## What to produce
From the records below, extract all the text exactly and leave the images behind.

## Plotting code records
<<<<

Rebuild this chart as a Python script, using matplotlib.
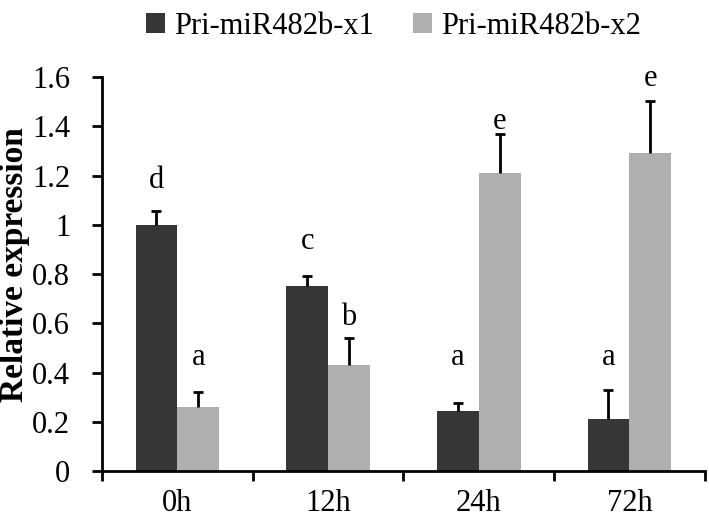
import numpy as np
import matplotlib
matplotlib.use('Agg')
import matplotlib.pyplot as plt

plt.rcParams['font.family'] = ['Liberation Serif', 'DejaVu Serif']

times = ['0h', '12h', '24h', '72h']
series_names = ['Pri-miR482b-x1', 'Pri-miR482b-x2']
x1_vals = [1.0, 0.75, 0.245, 0.21]
x1_err = [0.055, 0.04, 0.03, 0.12]
x2_vals = [0.26, 0.43, 1.21, 1.29]
x2_err = [0.06, 0.11, 0.157, 0.212]
x1_letters = ['d', 'c', 'a', 'a']
x2_letters = ['a', 'b', 'e', 'e']
x1_letter_y = [1.15, 0.90, 0.43, 0.43]
x2_letter_y = [0.43, 0.595, 1.39, 1.565]

c_dark = '#363636'
c_light = '#afafaf'

fig = plt.figure(figsize=(7.09, 5.19), dpi=100)
ax = fig.add_axes([0.144, 0.0925, 0.850, 0.759])

x = np.arange(len(times))
w = 0.278


def bars_with_err(pos, vals, err, color, label):
    vals = np.array(vals)
    err = np.array(err)
    ax.bar(pos, vals, w, color=color, label=label, zorder=2)
    # upper error only, no cap hidden at the bar top
    ax.errorbar(pos, vals, yerr=[np.zeros(len(err)), err], fmt='none',
                ecolor='black', elinewidth=2, capsize=0, zorder=3)
    ax.plot(pos, vals + err, ls='none', marker='_', ms=7, mew=2,
            color='black', zorder=3)


bars_with_err(x - w/2, x1_vals, x1_err, c_dark, series_names[0])
bars_with_err(x + w/2, x2_vals, x2_err, c_light, series_names[1])

for i in range(len(times)):
    ax.text(x[i] - w/2, x1_letter_y[i], x1_letters[i], ha='center', va='baseline', fontsize=22)
    ax.text(x[i] + w/2, x2_letter_y[i], x2_letters[i], ha='center', va='baseline', fontsize=22)

ax.set_xlim(-0.5, len(times) - 0.5)
ax.set_ylim(0, 1.6)
ax.set_yticks(np.arange(0, 1.61, 0.2))
ax.set_yticklabels(['0', '0.2', '0.4', '0.6', '0.8', '1', '1.2', '1.4', '1.6'])
ax.set_xticks(x)
ax.set_xticklabels(times)
ax.set_xticks(np.arange(-0.5, len(times), 1), minor=True)
ax.tick_params(axis='x', which='major', length=0, labelsize=22, pad=13)
ax.tick_params(axis='x', which='minor', length=7, width=2, direction='out')
ax.tick_params(axis='y', length=7, width=2, labelsize=22, pad=16)
for s in ['top', 'right']:
    ax.spines[s].set_visible(False)
for s in ['left', 'bottom']:
    ax.spines[s].set_linewidth(2)

fig.text(0.021, 0.49, 'Relative expression', fontsize=24, fontweight='bold',
         rotation=90, ha='center', va='center')

fig.legend(loc='upper center', ncol=2, frameon=False, fontsize=22,
           bbox_to_anchor=(0.555, 1.03), handlelength=0.6, handleheight=0.6,
           handletextpad=0.3, columnspacing=1.3)

fig.savefig('out.png', dpi=100)
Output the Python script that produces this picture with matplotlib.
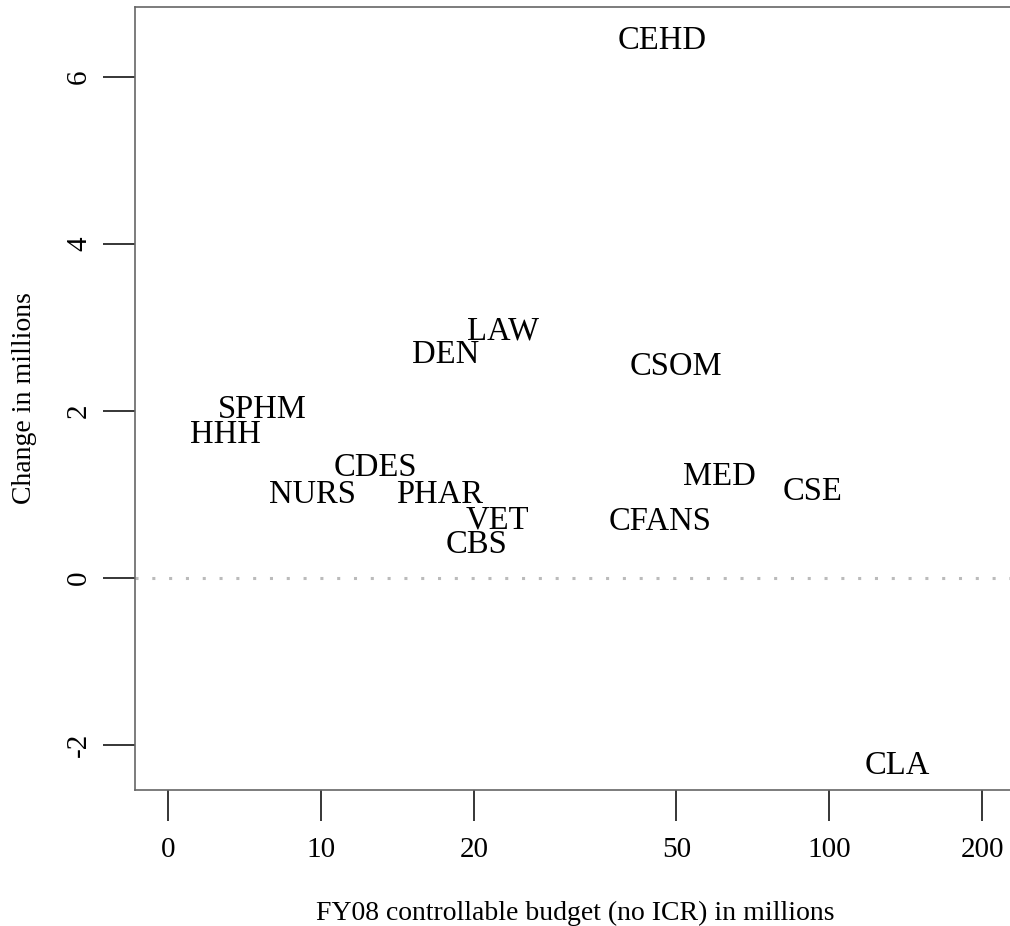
import numpy as np
import matplotlib
matplotlib.use("Agg")
import matplotlib.pyplot as plt

units = ["CEHD", "LAW", "DEN", "CSOM", "SPHM", "HHH", "CDES", "NURS", "PHAR",
         "VET", "CBS", "MED", "CSE", "CFANS", "CLA"]
budget = [46.9, 22.8, 17.6, 49.9, 7.65, 6.5, 12.8, 9.6, 17.1,
          22.2, 20.2, 60.7, 92.9, 46.5, 136.0]
change = [6.44, 2.96, 2.67, 2.53, 2.02, 1.71, 1.32, 1.0, 1.0,
          0.69, 0.40, 1.21, 1.03, 0.67, -2.25]
xtick_vals = [5, 10, 20, 50, 100, 200]
xtick_labels = ["0", "10", "20", "50", "100", "200"]
ytick_vals = [-2, 0, 2, 4, 6]

plt.rcParams['font.family'] = ['Liberation Serif', 'DejaVu Serif']

fig = plt.figure(figsize=(10.10, 9.26), dpi=100)
ax = fig.add_axes([135/1010, 1-790/926, (1015-135)/1010, (790-7)/926])

for u, b, c in zip(units, budget, change):
    ax.text(b, c, u, ha='center', va='center', fontsize=23.5)

ax.axhline(0, color='#bbbbbb', linestyle=(0, (1, 4.5)), linewidth=2.2)

ax.set_xscale('log', base=2)
ax.set_xlim(10*2**((135-321)/153), 10*2**((1015-321)/153))
ax.set_ylim((578-790)/83.5, (578-7)/83.5)

ax.set_xticks(xtick_vals)
ax.set_xticklabels(xtick_labels)
ax.xaxis.set_minor_locator(matplotlib.ticker.NullLocator())
ax.set_yticks(ytick_vals)
ax.set_yticklabels([str(v) for v in ytick_vals], rotation=90, va='center')

ax.tick_params(axis='x', direction='out', length=22, width=1.1, color='black',
               labelsize=21, pad=12)
ax.tick_params(axis='y', direction='out', length=23, width=1.1, color='black',
               labelsize=21, pad=8)
for s in ax.spines.values():
    s.set_color('#666666')
    s.set_linewidth(1.2)

ax.set_xlabel("FY08 controllable budget (no ICR) in millions", fontsize=20, labelpad=27)
ax.set_ylabel("Change in millions", fontsize=20, labelpad=21)

fig.savefig("out.png", dpi=100)
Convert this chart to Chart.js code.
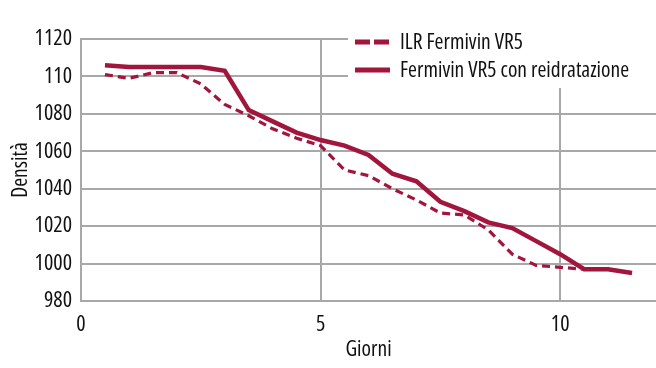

>>>>

## Completed task
Rebuild this chart as a Python script, using matplotlib.
import numpy as np
import matplotlib
matplotlib.use('Agg')
import matplotlib.pyplot as plt

plt.rcParams['font.family'] = ['Liberation Serif', 'DejaVu Serif']

times = ['0h', '12h', '24h', '72h']
series_names = ['Pri-miR482b-x1', 'Pri-miR482b-x2']
x1_vals = [1.0, 0.75, 0.245, 0.21]
x1_err = [0.055, 0.04, 0.03, 0.12]
x2_vals = [0.26, 0.43, 1.21, 1.29]
x2_err = [0.06, 0.11, 0.157, 0.212]
x1_letters = ['d', 'c', 'a', 'a']
x2_letters = ['a', 'b', 'e', 'e']
x1_letter_y = [1.15, 0.90, 0.43, 0.43]
x2_letter_y = [0.43, 0.595, 1.39, 1.565]

c_dark = '#363636'
c_light = '#afafaf'

fig = plt.figure(figsize=(7.09, 5.19), dpi=100)
ax = fig.add_axes([0.144, 0.0925, 0.850, 0.759])

x = np.arange(len(times))
w = 0.278


def bars_with_err(pos, vals, err, color, label):
    vals = np.array(vals)
    err = np.array(err)
    ax.bar(pos, vals, w, color=color, label=label, zorder=2)
    # upper error only, no cap hidden at the bar top
    ax.errorbar(pos, vals, yerr=[np.zeros(len(err)), err], fmt='none',
                ecolor='black', elinewidth=2, capsize=0, zorder=3)
    ax.plot(pos, vals + err, ls='none', marker='_', ms=7, mew=2,
            color='black', zorder=3)


bars_with_err(x - w/2, x1_vals, x1_err, c_dark, series_names[0])
bars_with_err(x + w/2, x2_vals, x2_err, c_light, series_names[1])

for i in range(len(times)):
    ax.text(x[i] - w/2, x1_letter_y[i], x1_letters[i], ha='center', va='baseline', fontsize=22)
    ax.text(x[i] + w/2, x2_letter_y[i], x2_letters[i], ha='center', va='baseline', fontsize=22)

ax.set_xlim(-0.5, len(times) - 0.5)
ax.set_ylim(0, 1.6)
ax.set_yticks(np.arange(0, 1.61, 0.2))
ax.set_yticklabels(['0', '0.2', '0.4', '0.6', '0.8', '1', '1.2', '1.4', '1.6'])
ax.set_xticks(x)
ax.set_xticklabels(times)
ax.set_xticks(np.arange(-0.5, len(times), 1), minor=True)
ax.tick_params(axis='x', which='major', length=0, labelsize=22, pad=13)
ax.tick_params(axis='x', which='minor', length=7, width=2, direction='out')
ax.tick_params(axis='y', length=7, width=2, labelsize=22, pad=16)
for s in ['top', 'right']:
    ax.spines[s].set_visible(False)
for s in ['left', 'bottom']:
    ax.spines[s].set_linewidth(2)

fig.text(0.021, 0.49, 'Relative expression', fontsize=24, fontweight='bold',
         rotation=90, ha='center', va='center')

fig.legend(loc='upper center', ncol=2, frameon=False, fontsize=22,
           bbox_to_anchor=(0.555, 1.03), handlelength=0.6, handleheight=0.6,
           handletextpad=0.3, columnspacing=1.3)

fig.savefig('out.png', dpi=100)
Output the Python script that produces this picture with matplotlib.
import numpy as np
import matplotlib
matplotlib.use("Agg")
import matplotlib.pyplot as plt

units = ["CEHD", "LAW", "DEN", "CSOM", "SPHM", "HHH", "CDES", "NURS", "PHAR",
         "VET", "CBS", "MED", "CSE", "CFANS", "CLA"]
budget = [46.9, 22.8, 17.6, 49.9, 7.65, 6.5, 12.8, 9.6, 17.1,
          22.2, 20.2, 60.7, 92.9, 46.5, 136.0]
change = [6.44, 2.96, 2.67, 2.53, 2.02, 1.71, 1.32, 1.0, 1.0,
          0.69, 0.40, 1.21, 1.03, 0.67, -2.25]
xtick_vals = [5, 10, 20, 50, 100, 200]
xtick_labels = ["0", "10", "20", "50", "100", "200"]
ytick_vals = [-2, 0, 2, 4, 6]

plt.rcParams['font.family'] = ['Liberation Serif', 'DejaVu Serif']

fig = plt.figure(figsize=(10.10, 9.26), dpi=100)
ax = fig.add_axes([135/1010, 1-790/926, (1015-135)/1010, (790-7)/926])

for u, b, c in zip(units, budget, change):
    ax.text(b, c, u, ha='center', va='center', fontsize=23.5)

ax.axhline(0, color='#bbbbbb', linestyle=(0, (1, 4.5)), linewidth=2.2)

ax.set_xscale('log', base=2)
ax.set_xlim(10*2**((135-321)/153), 10*2**((1015-321)/153))
ax.set_ylim((578-790)/83.5, (578-7)/83.5)

ax.set_xticks(xtick_vals)
ax.set_xticklabels(xtick_labels)
ax.xaxis.set_minor_locator(matplotlib.ticker.NullLocator())
ax.set_yticks(ytick_vals)
ax.set_yticklabels([str(v) for v in ytick_vals], rotation=90, va='center')

ax.tick_params(axis='x', direction='out', length=22, width=1.1, color='black',
               labelsize=21, pad=12)
ax.tick_params(axis='y', direction='out', length=23, width=1.1, color='black',
               labelsize=21, pad=8)
for s in ax.spines.values():
    s.set_color('#666666')
    s.set_linewidth(1.2)

ax.set_xlabel("FY08 controllable budget (no ICR) in millions", fontsize=20, labelpad=27)
ax.set_ylabel("Change in millions", fontsize=20, labelpad=21)

fig.savefig("out.png", dpi=100)
Convert this chart to Chart.js code.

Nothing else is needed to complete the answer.